> [TO BE DONE]: Gather all lines from the material that contain "this".

> [ENTRIES SUPPLIED]:
----------------------------------------
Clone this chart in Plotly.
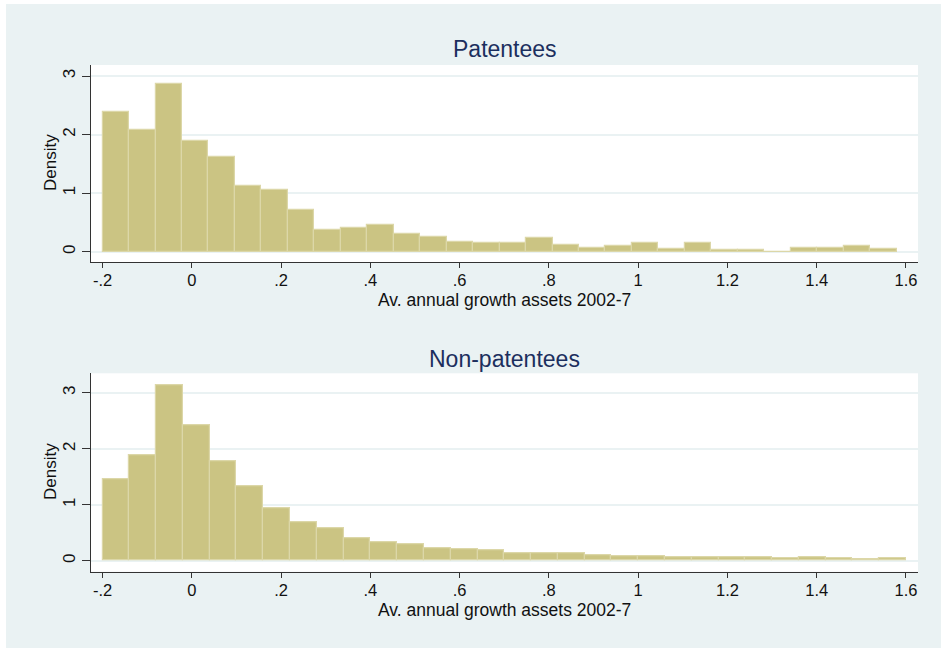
----------------------------------------
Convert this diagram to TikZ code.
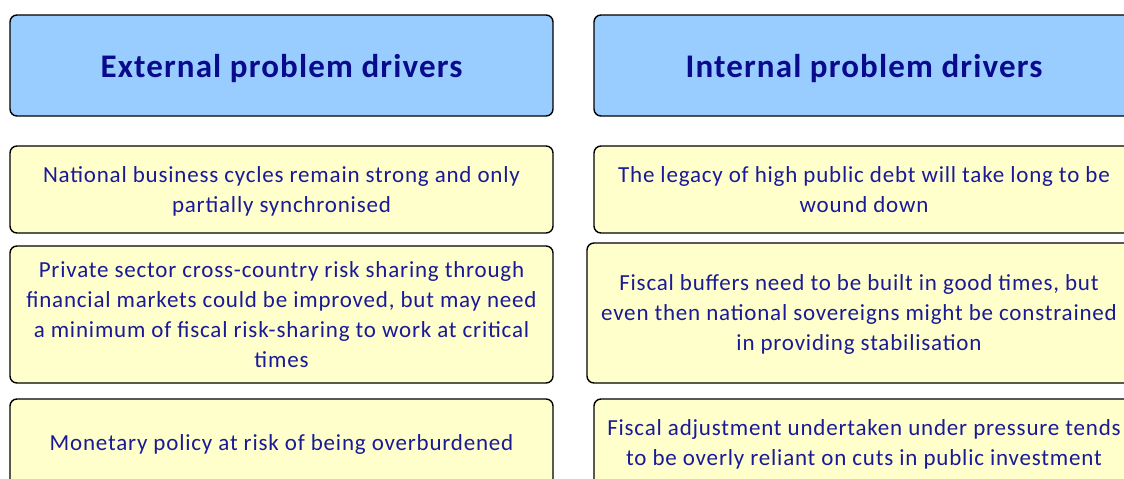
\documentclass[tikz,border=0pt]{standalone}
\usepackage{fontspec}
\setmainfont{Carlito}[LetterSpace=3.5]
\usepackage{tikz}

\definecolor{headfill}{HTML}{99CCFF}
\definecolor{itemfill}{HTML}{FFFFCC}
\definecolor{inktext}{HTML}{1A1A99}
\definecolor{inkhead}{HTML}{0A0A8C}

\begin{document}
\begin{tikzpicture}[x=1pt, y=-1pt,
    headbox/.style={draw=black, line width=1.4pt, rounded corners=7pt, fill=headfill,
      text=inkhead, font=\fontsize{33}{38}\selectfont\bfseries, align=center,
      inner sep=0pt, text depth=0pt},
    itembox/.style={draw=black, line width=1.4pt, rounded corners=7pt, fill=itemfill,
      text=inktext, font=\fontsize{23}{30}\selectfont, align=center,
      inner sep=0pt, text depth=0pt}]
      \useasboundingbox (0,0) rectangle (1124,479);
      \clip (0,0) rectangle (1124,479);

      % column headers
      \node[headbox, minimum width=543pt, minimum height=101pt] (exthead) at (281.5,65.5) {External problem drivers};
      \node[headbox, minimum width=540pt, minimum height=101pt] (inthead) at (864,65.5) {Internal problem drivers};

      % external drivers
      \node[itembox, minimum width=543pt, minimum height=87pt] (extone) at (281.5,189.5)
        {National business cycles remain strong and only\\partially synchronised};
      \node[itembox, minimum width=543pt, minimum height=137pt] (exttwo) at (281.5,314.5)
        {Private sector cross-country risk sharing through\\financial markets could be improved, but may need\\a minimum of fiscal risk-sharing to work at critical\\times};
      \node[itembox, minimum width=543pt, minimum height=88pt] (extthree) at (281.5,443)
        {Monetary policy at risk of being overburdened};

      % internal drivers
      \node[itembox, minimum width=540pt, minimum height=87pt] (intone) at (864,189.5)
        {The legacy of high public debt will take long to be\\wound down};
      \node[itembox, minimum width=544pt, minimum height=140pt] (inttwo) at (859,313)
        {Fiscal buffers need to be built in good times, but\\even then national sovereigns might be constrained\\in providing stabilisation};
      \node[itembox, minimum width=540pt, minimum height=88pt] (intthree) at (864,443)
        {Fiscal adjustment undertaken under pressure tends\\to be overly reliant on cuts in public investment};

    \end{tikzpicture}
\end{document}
----------------------------------------
> [RESPONSE BELOW]:
Clone this chart in Plotly.
Convert this diagram to TikZ code.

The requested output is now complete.